In questo senso, è evidente che le città europee con leader donne sono molto attive nei
confronti dei temi della mobilità attiva e della conseguente migliore vivibilità.
Anne Hidalgo, sindaco della città di Parigi, ha gestito il passaggio da una città totalmente dipendente dalle auto ad una città “ciclista”: i parigini ora pedalano come se vivessero ad Amsterdam. Naturalmente, vi fu una forte opposizione quando scelse di chiudere un‘intera ‘autostrada a quattro corsie al traffico automobilistico lungo il fiume Senna. Il risultato però è stato un cambiamento di abitudini che definirei epocale.
Mentre Anne Hidalgo ha cambiato il concetto di trasporto nella sua città, Sharon Dijksma, sindaco della città di Utrecht, partendo da una situazione in cui la cultura ciclistica era già molto diffusa, ha reso la mobilità attiva il modo di muoversi di gran lunga dominante: il 72% di tutti gli spostamenti dei cittadini di Utrecht sono fatti a piedi o in bicicletta e solo il 20% in auto. Ciò, oltre al miglioramento della qualità di vita, rende anche la popolazione in buona salute. A tal proposito, i Paesi Bassi sono l’unico paese del mondo industrializzato che non ha problemi legati all’obesità.

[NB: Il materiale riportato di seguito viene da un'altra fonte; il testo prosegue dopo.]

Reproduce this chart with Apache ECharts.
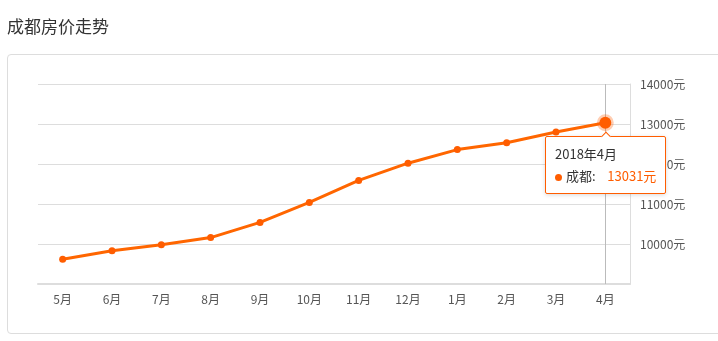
<!DOCTYPE html>
<html>
<head>
<meta charset="utf-8">
<script src="https://cdn.jsdelivr.net/npm/echarts@6/dist/echarts.min.js"></script>
<style>
  html, body { margin: 0; padding: 0; background: #fff; }
  #wrap { position: relative; width: 718px; height: 341px; overflow: hidden; }
  #box { position: absolute; left: 7px; top: 54px; width: 730px; height: 280px; border: 1px solid #ddd; border-radius: 4px; box-sizing: border-box; }
  #chart { position: absolute; left: 0; top: 0; width: 718px; height: 341px; }
</style>
</head>
<body>
<div id="wrap">
  <div id="box"></div>
  <div id="chart"></div>
</div>
<script>
const titleText = '成都房价走势';
const seriesName = '成都';
const categories = ['5月', '6月', '7月', '8月', '9月', '10月', '11月', '12月', '1月', '2月', '3月', '4月'];
const years = ['2017', '2017', '2017', '2017', '2017', '2017', '2017', '2017', '2018', '2018', '2018', '2018'];
const prices = [9620, 9830, 9980, 10160, 10540, 11040, 11590, 12020, 12360, 12530, 12800, 13031];
const yMin = 9000, yMax = 14000, yStep = 1000;

const orange = '#ff5d00';
const chart = echarts.init(document.getElementById('chart'), null, { renderer: 'canvas' });
const font = '"Noto Sans CJK SC", "Noto Sans", sans-serif';

chart.setOption({
  animation: false,
  textStyle: { fontFamily: font },
  title: {
    text: titleText,
    left: 2,
    top: 13,
    textStyle: { fontSize: 17, fontWeight: 'normal', color: '#333', fontFamily: font }
  },
  grid: { left: 38, right: 88, top: 84, bottom: 57 },
  tooltip: {
    trigger: 'item',
    position: 'bottom',
    backgroundColor: '#fff',
    borderColor: orange,
    borderWidth: 1,
    padding: [6, 9],
    textStyle: { color: '#333', fontSize: 13, fontFamily: font },
    extraCssText: 'box-shadow: 0 1px 4px rgba(0,0,0,0.15); border-radius: 2px;',
    formatter: function (p) {
      const i = p.dataIndex;
      return '<div style="line-height:22px">' + years[i] + '年' + categories[i] + '<br/>' +
        '<span style="display:inline-block;width:7px;height:7px;border-radius:50%;background:' + orange + ';margin-right:4px;vertical-align:middle"></span>' +
        p.seriesName + ':&nbsp;&nbsp;&nbsp;&nbsp;<span style="color:' + orange + '">' + p.value + '元</span></div>';
    }
  },
  xAxis: {
    type: 'category',
    data: categories,
    boundaryGap: true,
    axisLine: { lineStyle: { color: '#ddd', width: 2 } },
    axisTick: { alignWithLabel: true, length: 4, lineStyle: { color: '#ddd' } },
    axisLabel: { color: '#555', fontSize: 12, margin: 9, fontFamily: font },
    axisPointer: {
      show: true,
      value: categories[categories.length - 1],
      status: 'show',
      type: 'line',
      z: 1,
      triggerTooltip: false,
      label: { show: false },
      lineStyle: { color: '#bbb', width: 1, type: 'solid' }
    }
  },
  yAxis: {
    type: 'value',
    position: 'right',
    min: yMin,
    max: yMax,
    interval: yStep,
    axisLine: { show: true, lineStyle: { color: '#ddd', width: 1 } },
    axisTick: { show: false },
    axisLabel: {
      showMinLabel: false,
      formatter: function (v) { return v + '元'; },
      color: '#555', fontSize: 12, margin: 10, fontFamily: font
    },
    splitLine: { lineStyle: { color: '#ddd', width: 1 } }
  },
  series: [{
    name: seriesName,
    type: 'line',
    z: 5,
    data: prices,
    symbol: 'circle',
    symbolSize: 7,
    lineStyle: { color: orange, width: 3 },
    itemStyle: { color: orange },
    emphasis: {
      scale: 1.7,
      itemStyle: { color: orange, borderColor: 'rgba(255,93,0,0.3)', borderWidth: 5 }
    }
  }]
});

const last = prices.length - 1;
chart.dispatchAction({ type: 'highlight', seriesIndex: 0, dataIndex: last });
chart.dispatchAction({ type: 'showTip', seriesIndex: 0, dataIndex: last });
</script>
</body>
</html>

Un altro sindaco donna che è ben noto per la sua politica di trasporto innovativo è Ada Colau, che amministra Barcellona. Significativa è stata l’introduzione del sistema a “Superblocks“, aree in cui le auto circolano ad una velocità molto bassa e hanno un impatto decisamente minore sul traffico di mezzi. Con i Superblocks si creano zone in cui è molto piacevole camminare o andare in bicicletta ed è addirittura sicuro per i bambini giocare per le strade.
All’inizio, tutti questi cambiamenti innovativi hanno avuto molta opposizione: la paura del cambiamento si faceva sentire. Dopo l’attuazione e un certo periodo di adattamento, però, la grande maggioranza dei cittadini si sente più che soddisfatta e non vorrebbe più tornare alla situazione precedente.